Djakarta envoyé spécial
Visage massif, crâne rasé, casquette de base-ball, petits yeux perçants, Mohammad Naufal fait songer à un brigand retors et un peu balourd. Mais les propos du secrétaire général de l'Alliance anticommuniste n'ont rien de comique: «Nous sommes une organisation de guerre. Si vous continuez à créer de l'anarchie, nous vous tuerons.» Trois de ses acolytes, visages fermés et mines patibulaires, approuvent le «chef» en sirotant une orangeade.

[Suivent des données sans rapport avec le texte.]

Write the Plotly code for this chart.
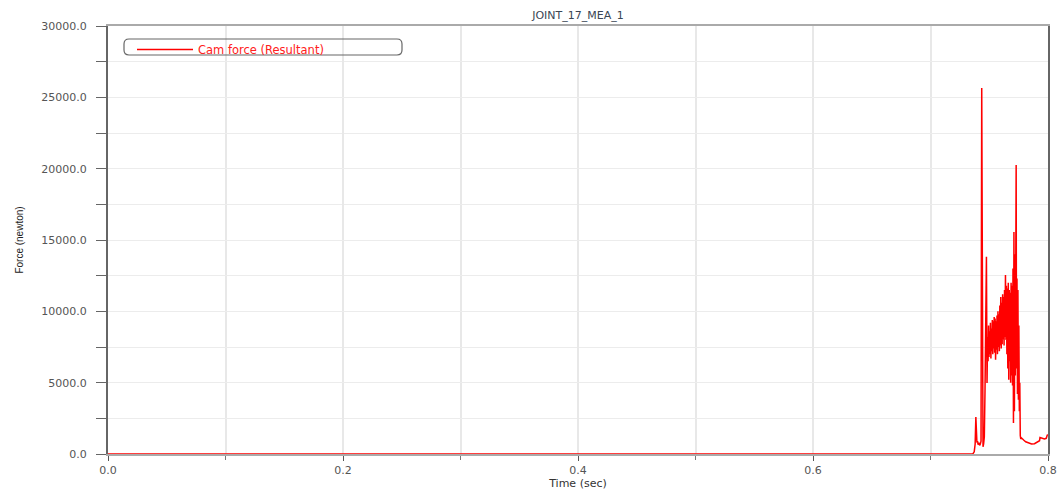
import plotly.graph_objects as go

# ---------------- data ----------------
series_name = "Cam force (Resultant)"

time_pre = [0.0, 0.7360, 0.7372, 0.7380, 0.7386, 0.7390, 0.7395, 0.7400, 0.7405,
            0.7412, 0.7418, 0.7424, 0.7430, 0.7436, 0.7442, 0.7447, 0.7452, 0.7458,
            0.7464, 0.7470, 0.7476, 0.7481]
force_pre = [0.0, 0.0, 150, 700, 2600, 1100, 800, 900, 650,
             800, 600, 700, 900, 25650, 6000, 500, 700, 1200,
             4500, 9000, 13830, 4970]

time_band = [0.7486, 0.7490, 0.7494, 0.7498, 0.7502, 0.7506, 0.7510, 0.7514, 0.7518, 0.7522,
             0.7526, 0.7530, 0.7534, 0.7538, 0.7542, 0.7546, 0.7550, 0.7554, 0.7558, 0.7562,
             0.7566, 0.7570, 0.7574, 0.7578, 0.7582, 0.7586, 0.7590, 0.7594, 0.7598, 0.7602,
             0.7606, 0.7610, 0.7614, 0.7618, 0.7622, 0.7626, 0.7630, 0.7634, 0.7638, 0.7642,
             0.7646, 0.7650, 0.7654, 0.7658, 0.7662, 0.7666, 0.7670, 0.7674, 0.7678, 0.7682,
             0.7686, 0.7690, 0.7694, 0.7698, 0.7702, 0.7706, 0.7710, 0.7714, 0.7718, 0.7722,
             0.7726, 0.7729, 0.7732, 0.7736, 0.7740, 0.7744, 0.7748, 0.7752, 0.7756, 0.7760,
             0.7764, 0.7768]
force_band = [8200, 6500, 9000, 6800, 8600, 7000, 9200, 6700, 8800, 7200,
              9400, 7000, 9300, 7400, 9600, 7100, 9500, 6600, 9300, 7300,
              9700, 7000, 10000, 7500, 9800, 7200, 10400, 7600, 11000, 7400,
              10600, 7700, 11200, 8000, 11000, 7600, 11500, 8200, 12550, 8000,
              11800, 7000, 11600, 6000, 12000, 5200, 11500, 6500, 11300, 5000,
              12000, 5500, 11800, 4800, 13000, 2170, 15560, 3000, 14000, 5500,
              12000, 20260, 6000, 12300, 4200, 11500, 3800, 9000, 3000, 5000,
              1300, 1050]

time_tail = [0.7775, 0.7785, 0.7795, 0.7810, 0.7835, 0.7860, 0.7885, 0.7910, 0.7928,
             0.7932, 0.7950, 0.7970, 0.7985, 0.7995, 0.8000]
force_tail = [1120, 1000, 960, 860, 760, 700, 720, 820, 930,
              1150, 1100, 1050, 1100, 1350, 1300]

time = time_pre + time_band + time_tail
force = force_pre + force_band + force_tail

x_ticks = [0.0, 0.2, 0.4, 0.6, 0.8]
x_tick_labels = ["0.0", "0.2", "0.4", "0.6", "0.8"]
y_ticks = [0, 5000, 10000, 15000, 20000, 25000, 30000]
y_tick_labels = ["0.0", "5000.0", "10000.0", "15000.0", "20000.0", "25000.0", "30000.0"]

# ---------------- figure ----------------
W, H = 1062, 492
ML, MR, MT, MB = 108, 14, 26, 38
PW, PH = W - ML - MR, H - MT - MB

def px_to_paper(px, py):
    return (px - ML) / PW, (H - MB - py) / PH

fig = go.Figure()
fig.add_trace(go.Scatter(
    x=time, y=force, mode="lines", name=series_name,
    line=dict(color="#ff0000", width=1.5),
    showlegend=True,
))

tick_font = dict(family="DejaVu Sans, Arial", size=11, color="#555555")

fig.update_layout(
    width=W, height=H,
    margin=dict(l=ML, r=MR, t=MT, b=MB, autoexpand=False),
    paper_bgcolor="white", plot_bgcolor="white",
    title=dict(text="JOINT_17_MEA_1", x=0.5, xref="paper", xanchor="center",
               y=1 - 15 / H, yref="container", yanchor="middle",
               font=dict(family="DejaVu Sans, Arial", size=11, color="#3a4654")),
    showlegend=True,
    legend=dict(x=px_to_paper(132, 0)[0], y=px_to_paper(0, 35)[1], xanchor="left", yanchor="top",
                bgcolor="rgba(0,0,0,0)", borderwidth=0, itemwidth=56,
                font=dict(family="DejaVu Sans, Arial", size=11.5, color="#ff2020"),
                tracegroupgap=0),
    xaxis=dict(range=[0, 0.8], tickvals=x_ticks, ticktext=x_tick_labels,
               ticks="outside", ticklen=5, tickcolor="#555555", tickfont=tick_font,
               showgrid=True, gridcolor="#e8e8e8", gridwidth=1.5,
               minor=dict(dtick=0.1, showgrid=True, gridcolor="#e8e8e8", gridwidth=1.5,
                          ticks="outside", ticklen=4, tickcolor="#777777"),
               showline=True, linecolor="#aaaaaa", linewidth=1.5, mirror=True,
               zeroline=False, automargin=False,
               title=dict(text="Time (sec)", standoff=2,
                          font=dict(family="DejaVu Sans, Arial", size=11, color="#333333"))),
    yaxis=dict(range=[0, 30000], tickvals=y_ticks, ticktext=y_tick_labels,
               ticks="outside", ticklen=10, tickcolor="#666666", tickfont=tick_font,
               ticklabelstandoff=7,
               showgrid=True, gridcolor="#ececec", gridwidth=1,
               minor=dict(dtick=2500, showgrid=True, gridcolor="#ececec", gridwidth=1,
                          ticks="outside", ticklen=10, tickcolor="#666666"),
               showline=True, linecolor="#666666", linewidth=2, mirror=True,
               zeroline=False, automargin=False,
               title=dict(text="Force (newton)", standoff=16,
                          font=dict(family="Liberation Sans, Arial", size=10, color="#222222"))),
)

# rounded legend frame
x0, y0 = px_to_paper(124, 55)
x1, y1 = px_to_paper(402, 39)
rx, ry = 5 / PW, 5 / PH
path = (f"M {x0+rx},{y0} L {x1-rx},{y0} Q {x1},{y0} {x1},{y0+ry} "
        f"L {x1},{y1-ry} Q {x1},{y1} {x1-rx},{y1} "
        f"L {x0+rx},{y1} Q {x0},{y1} {x0},{y1-ry} "
        f"L {x0},{y0+ry} Q {x0},{y0} {x0+rx},{y0} Z")
fig.add_shape(type="path", path=path, xref="paper", yref="paper",
              line=dict(color="#666666", width=1.2), fillcolor="rgba(0,0,0,0)")

fig.write_html("out.html")
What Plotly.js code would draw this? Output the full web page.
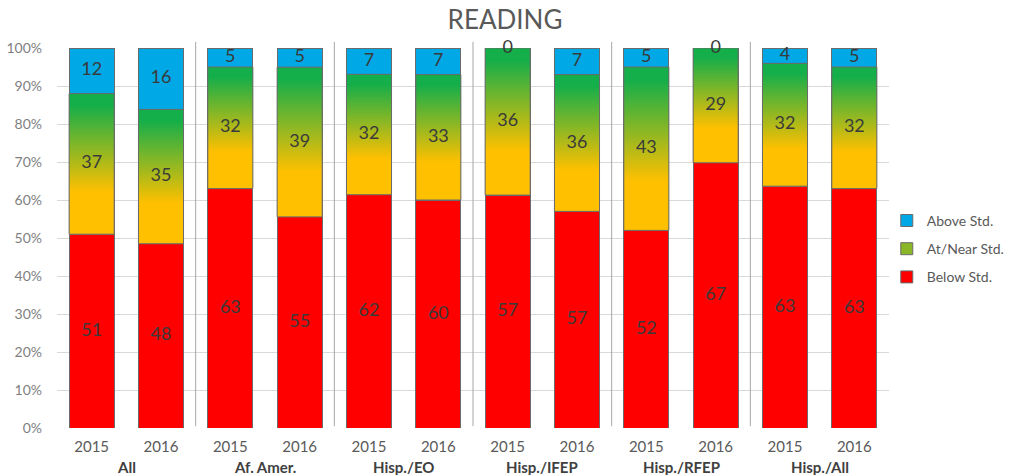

«Obsession». «Vous», c'est-à-dire les «communistes», ou plutôt tout ce qui s'en approche: gauchistes, syndicalistes, membres d'ONG protégeant les droits de l'homme... Naufal n'a pas l'habitude de faire dans la dentelle: «Nous avons juste brûlé un livre, nous n'avons pas encore brûlé un homme.» L'alliance qu'il dirige a en effet commencé à faire parler d'elle il y a deux mois en brûlant publiquement les oeuvres de Franz Magnis Suseno, un prêtre exégète des oeuvres de Marx. Puis, Naufal et sa bande ont menacé d'opérer une razzia sur toutes les librairies qui vendaient des «ouvrages à connotation marxiste»: des biographies du Che aux livres du plus grand écrivain contemporain de l'archipel, Pramoedya Ananta Toer. Les libraires ne se le sont pas fait dire deux fois: du jour au lendemain tous les ouvrages sacrilèges ont disparu des rayons.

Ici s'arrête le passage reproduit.